Von Sandro Rahrisch und Bettina Klemm
Eine Farbe stört den Nachbarschaftsfrieden: Als Jürgen Stiller sein Haus ultramarin-blau anstreicht, wird es einigen Langebrückern zu bunt. Sie beschweren sich im Rathaus. Die Farbe, die es auf die Flagge von Barbados und die Rettungsfahrzeuge des Technischen Hilfswerks geschafft hat, harmonisiere nicht mit denen der anderen Fassaden in der schmalen Kirchstraße. Baubürgermeister Jörn Marx muss nun klären: Wie bunt dürfen es die Dresdner treiben?
Bunte Häuser in Dresden
Im Stadtgebiet gibt es unterschiedliche Vorschriften. Die können in einem Bebauungsplan oder einer Satzung stehen. „Für Langebrück ist 1995 eine Gestaltungssatzung verabschiedet worden, um den unverwechselbaren Ortscharakter zu erhalten“, sagt Marx. Erlaubt sind hier nur helle und gebrochene Farbtöne, alles, was leuchtet, verstoße gegen die Satzung.

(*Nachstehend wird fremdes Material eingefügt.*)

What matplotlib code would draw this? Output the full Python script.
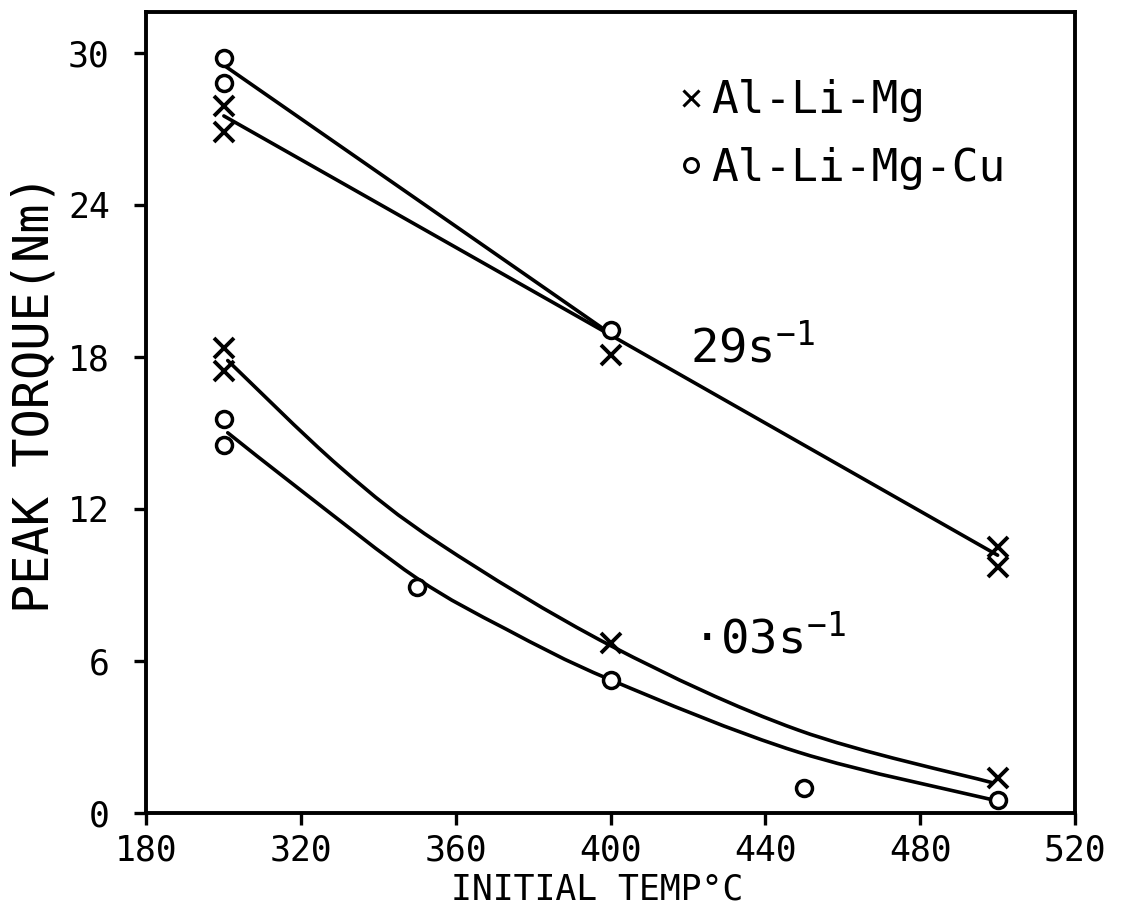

Und dabei findet Dresden gerade zurück zur Farbe: In der DDR war der Fassadenanstrich teuer und hielt auch nicht besonders lange – ein Riesenkontrast zur barocken Bauzeit. Besonders in der Frühphase dominierten kräftige Farben. Sie sollten die prächtige Wirkung der Bauwerke steigern, Kraft und Bewegung symbolisieren.
Für den Neumarkt gibt es sogar ein Farbkonzept, das sich daran orientiert, wie bunt die Häuser hier früher waren. „Es dient als Grundlage für die Erarbeitung von Bebauungsplänen und Gestaltungssatzungen“, so Marx. Damit soll genau jenes Farbspektrum eingehalten werden, um die historische Charakteristik des Neumarktes wieder aufleben zu lassen. Widersprüche oder Ausnahmen diskutiert die beratende Neumarkt-Gestaltungskommission.
Dass eine graue Fassade durchaus aufs Gemüt drücken kann, weiß auch der Münchener Wohnpsychologe Uwe Linke. Mit Farben verbinden Menschen Wärme und Geborgenheit, sagt er. Das schafft vor allem Orange. Kühle Töne wie Grün würden dagegen distanzierter wirken. Letztendlich entscheiden die Größe und die Lage des Hauses, wie Betrachter Farben wahrnehmen, als überwältigend, strapazierend oder dezent. Grelle Farben würden deshalb oft nicht passen, weil sie mit den Fassadenanstrichen der anderen Häuser nicht harmonieren.
Deshalb schaut das Dresdner Bauamt genau hin: „Bei einem Neubau oder einer genehmigungspflichtigen baulichen Änderung prüfen wir das Farbkonzept“, sagt Marx. Die gestalterische Beratung des Bauherrn sei kostenfrei. Unterschiedliche Auffassungen seien normal und würden beinahe täglich vorkommen. In den meisten Fällen könnte der Bauherr allerdings zur Einsicht gebracht werden. Widersprüche würden so zu 99 Prozent von vornherein ausgeräumt. Sanktionen habe es in den letzten Jahren nicht gegeben. Bei denkmalgeschützten Gebäuden darf die Stadtverwaltung sowieso Einfluss nehmen. Freie Farbauswahl haben Hausbesitzer nur dort, wo es keine Vorschriften gibt.
Während Langebrück noch über Ultramarin-Blau spricht, sieht der Bundesverband Deutscher Fertigbau den Mut zur Farbe erloschen. „Neue Häuser werden wieder traditionell gestaltet“, so Geschäftsführer Dirk-Uwe Klass. Der Trend: Verzicht auf zu viel Farbe. Gerade in unruhigen Zeiten sei die Sehnsucht nach Harmonie eben groß.